Kuwait stock exchange gives guarded welcome to foreign ownership rules

Published August 22nd, 2000 - 02:00 GMT
Al Bawaba
Al Bawaba

The Kuwait Stock Exchange (KSE) gave a guarded welcome yesterday to a bill allowing foreigners to own and trade in shares as analysts said it would take months for it to have a real impact on the sluggish bourse. 

 

The KSE index gained 8.4 points yesterday, or 0.6 percent, but trading boomed to levels not seen in three months after the cabinet's approval Sunday of regulations that will allow foreigners to own stocks. 

More than 39 million shares worth $43 million exchanged hands, double the daily average in the previous two days and nine times more than the daily average over the past several weeks. 

The bill allows foreign investors and expatriates living in Kuwait to own up to 100 percent of the stock of Kuwaiti companies listed on the stock exchange other than banks, where ownership will be limited to 49 percent. 

 

Wafa al-Rashid, head of public relations for the bourse, said foreign ownership will begin once the new regulations are published in the official gazette, probably on August 27. 

Rashid said her office had fielded hundreds of calls from foreigners inquiring about the new measure, and one broker said that he had already received orders from three expatriates living in Kuwait to buy stocks. 

 

"I kept them ready to execute the orders when the regulations are enforced," Abdullah Sorkhoh of al-Attihad Brokerage said. 

But the head of local investments at one local firm said the real impact will not be felt for several months to come. 

"It's a welcome measure.
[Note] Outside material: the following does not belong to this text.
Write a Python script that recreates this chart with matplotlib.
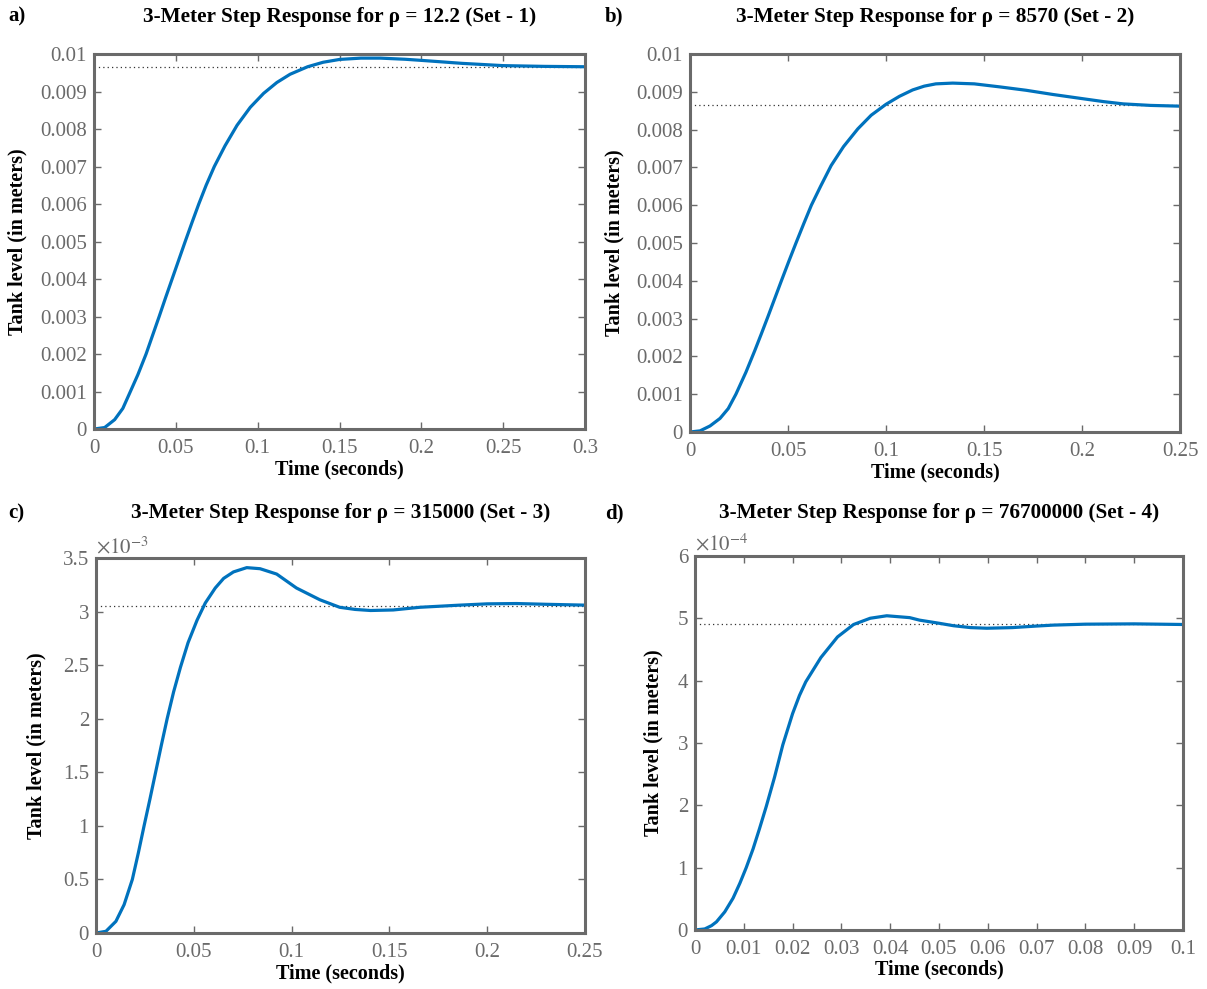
import matplotlib
matplotlib.use("Agg")
from matplotlib import pyplot as plt
from matplotlib.ticker import FuncFormatter
import numpy as np

# values (seconds, meters)
t_set1 = [0, 0.0065, 0.0126, 0.0176, 0.0217, 0.0268, 0.0318, 0.0358, 0.0398, 0.0437,
          0.0477, 0.0517, 0.0557, 0.0598, 0.064, 0.0685, 0.0735, 0.080, 0.0874, 0.0955,
          0.1036, 0.1117, 0.1198, 0.1305, 0.140, 0.150, 0.163, 0.175, 0.19, 0.20,
          0.2125, 0.225, 0.2375, 0.25, 0.275, 0.3]
y_set1 = [0, 0.00004, 0.00025, 0.00055, 0.00095, 0.00145, 0.002, 0.0025, 0.003, 0.0035,
          0.004, 0.0045, 0.005, 0.0055, 0.006, 0.0065, 0.007, 0.00755, 0.0081, 0.00858,
          0.00895, 0.00924, 0.00946, 0.00966, 0.00978, 0.009855, 0.00989, 0.00989,
          0.00986, 0.00983, 0.00979, 0.00975, 0.00972, 0.00969, 0.00967, 0.00966]
ss_set1 = 0.00966

t_set2 = [0, 0.0051, 0.0102, 0.0153, 0.0195, 0.0234, 0.0285, 0.033, 0.0364, 0.0398,
          0.0432, 0.0466, 0.0505, 0.0542, 0.058, 0.0619, 0.0666, 0.072, 0.0783, 0.0856,
          0.0924, 0.1, 0.1068, 0.1136, 0.1195, 0.1254, 0.134, 0.145, 0.158, 0.1715,
          0.185, 0.2, 0.211, 0.221, 0.235, 0.25]
y_set2 = [0, 0.00003, 0.00016, 0.00036, 0.00062, 0.001, 0.00158, 0.00215, 0.0026,
          0.00306, 0.00353, 0.004, 0.00453, 0.00502, 0.00551, 0.006, 0.0065, 0.00705,
          0.00755, 0.00802, 0.00838, 0.00867, 0.00888, 0.00905, 0.00915, 0.00921,
          0.00923, 0.00921, 0.00913, 0.00904, 0.00893, 0.00882, 0.00874, 0.00868,
          0.00864, 0.00862]
ss_set2 = 0.00866

t_set3 = [0, 0.0051, 0.0102, 0.0144, 0.0186, 0.0217, 0.0246, 0.0276, 0.0305, 0.0334,
          0.0364, 0.0397, 0.0432, 0.0471, 0.0517, 0.0559, 0.061, 0.0653, 0.0703, 0.0771,
          0.0839, 0.0924, 0.1025, 0.1145, 0.1246, 0.1325, 0.1404, 0.152, 0.1656, 0.186,
          0.2, 0.215, 0.23, 0.25]
y_set3 = [0, 0.000016, 0.000109, 0.000265, 0.0005, 0.00075, 0.001, 0.00125, 0.0015,
          0.00175, 0.002, 0.00225, 0.00248, 0.00271, 0.00292, 0.00308, 0.00322, 0.00331,
          0.00337, 0.00341, 0.0034, 0.00335, 0.00322, 0.00311, 0.00304, 0.00302,
          0.00301, 0.003015, 0.00304, 0.00306, 0.003072, 0.003075, 0.003068, 0.00306]
ss_set3 = 0.003056

t_set4 = [0, 0.002, 0.0034, 0.0044, 0.0061, 0.0078, 0.0092, 0.0105, 0.0119, 0.0132,
          0.0146, 0.0163, 0.018, 0.020, 0.0214, 0.0227, 0.0258, 0.0292, 0.0325, 0.0359,
          0.0393, 0.044, 0.046, 0.050, 0.053, 0.0565, 0.0598, 0.065, 0.07, 0.0734,
          0.08, 0.09, 0.1]
y_set4 = [0, 0.0000016, 0.000007, 0.000013, 0.000029, 0.000051, 0.000075, 0.0001,
          0.00013, 0.000162, 0.000198, 0.000245, 0.000297, 0.000347, 0.000376,
          0.000398, 0.000437, 0.00047, 0.00049, 0.0005, 0.000504, 0.000501, 0.000497,
          0.000492, 0.000488, 0.000485, 0.000484, 0.000485, 0.0004875, 0.000489,
          0.0004905, 0.000491, 0.00049]
ss_set4 = 0.00049

titles = ["3-Meter Step Response for ρ = 12.2 (Set - 1)",
          "3-Meter Step Response for ρ = 8570 (Set - 2)",
          "3-Meter Step Response for ρ = 315000 (Set - 3)",
          "3-Meter Step Response for ρ = 76700000 (Set - 4)"]
letters = ["a)", "b)", "c)", "d)"]

plt.rcParams['font.family'] = ['Liberation Serif', 'DejaVu Serif']
plt.rcParams['mathtext.fontset'] = 'stix'

GRAY = '#6a6a6a'
BLUE = '#0072BD'

fig = plt.figure(figsize=(12.07, 9.89), dpi=100)

boxes = [[0.0779, 0.5662, 0.4068, 0.3792],
         [0.5717, 0.5632, 0.4060, 0.3822],
         [0.0795, 0.0566, 0.4051, 0.3792],
         [0.5758, 0.0597, 0.4043, 0.3782]]

panels = [
    (t_set1, y_set1, ss_set1, 0.3, np.arange(0, 0.3001, 0.05), 0.01, np.arange(0, 0.01001, 0.001), 1, None, -0.155),
    (t_set2, y_set2, ss_set2, 0.25, np.arange(0, 0.2501, 0.05), 0.01, np.arange(0, 0.01001, 0.001), 1, None, -0.155),
    (t_set3, y_set3, ss_set3, 0.25, np.arange(0, 0.2501, 0.05), 0.0035, np.arange(0, 0.003501, 0.0005), 1e-3, -3, -0.121),
    (t_set4, y_set4, ss_set4, 0.1, np.arange(0, 0.1001, 0.01), 0.0006, np.arange(0, 0.0006001, 0.0001), 1e-4, -4, -0.086),
]

title_y = [0.983, 0.983, 0.481, 0.481]

for i, (t, y, ss, xmax, xt, ymax, yt, scale, expo, ylab_x) in enumerate(panels):
    ax = fig.add_axes(boxes[i])
    ax.plot([0, xmax], [ss, ss], linestyle=(0, (1, 2.5)), color='#333333', linewidth=0.9)
    ax.plot(t, y, color=BLUE, linewidth=2.3, solid_joinstyle='round', solid_capstyle='round')
    ax.set_xlim(0, xmax)
    ax.set_ylim(0, ymax)
    ax.set_xticks(xt)
    ax.set_yticks(yt)
    ax.xaxis.set_major_formatter(FuncFormatter(lambda v, p: '%g' % round(v, 6)))
    ax.yaxis.set_major_formatter(FuncFormatter(lambda v, p, s=scale: '%g' % round(v / s, 6)))
    for sp in ax.spines.values():
        sp.set_color(GRAY)
        sp.set_linewidth(2.2)
    ax.tick_params(direction='in', length=5, width=1, colors=GRAY, labelsize=15,
                   top=True, right=True, pad=5)
    ax.tick_params(axis='x', pad=7)
    ax.set_xlabel('Time (seconds)', fontsize=14.5, fontweight='bold', va='center')
    ax.xaxis.set_label_coords(0.5, -40.0 / (boxes[i][3] * 989))
    ax.set_ylabel('Tank level (in meters)', fontsize=14.5, fontweight='bold', va='center')
    ax.yaxis.set_label_coords(ylab_x, 0.5)
    if expo is not None:
        ax.text(0.0, 1.0, r'$\times10^{%d}$' % expo, transform=ax.transAxes,
                ha='left', va='bottom', fontsize=15, color=GRAY)
    cx = boxes[i][0] + boxes[i][2] / 2
    fig.text(cx, title_y[i], titles[i], ha='center', va='center',
             fontsize=15.3, fontweight='bold')
    lx = 0.007 if i % 2 == 0 else 0.501
    fig.text(lx, title_y[i], letters[i], ha='left', va='center',
             fontsize=15, fontweight='bold')

fig.savefig('out.png', dpi=100)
But we shouldn't expect foreign investors to be knocking on our doors. It will take several months to see the fruits of this ruling," said Fawaz al-Ahmad of the Kuwait and Middle East Investment Co. 

"To be more effective, the bill should be accompanied with a revision to the taxation system," Ahmad added. 

 

Economic expert Hajjaj Boukhdour believes the bill on its own will not be able to stimulate the market because of the country's structural economic defects. 

"In Kuwait, we have a problem with the top management in our companies, mainly because they are family-orientated. Secondly, trading has been heavily dependent on speculations," he said. 

 

Some 87 companies with market capitalization of about $20 billion are listed on the KSE, the second largest bourse in the Arab world after the NCFEI in Saudi Arabia.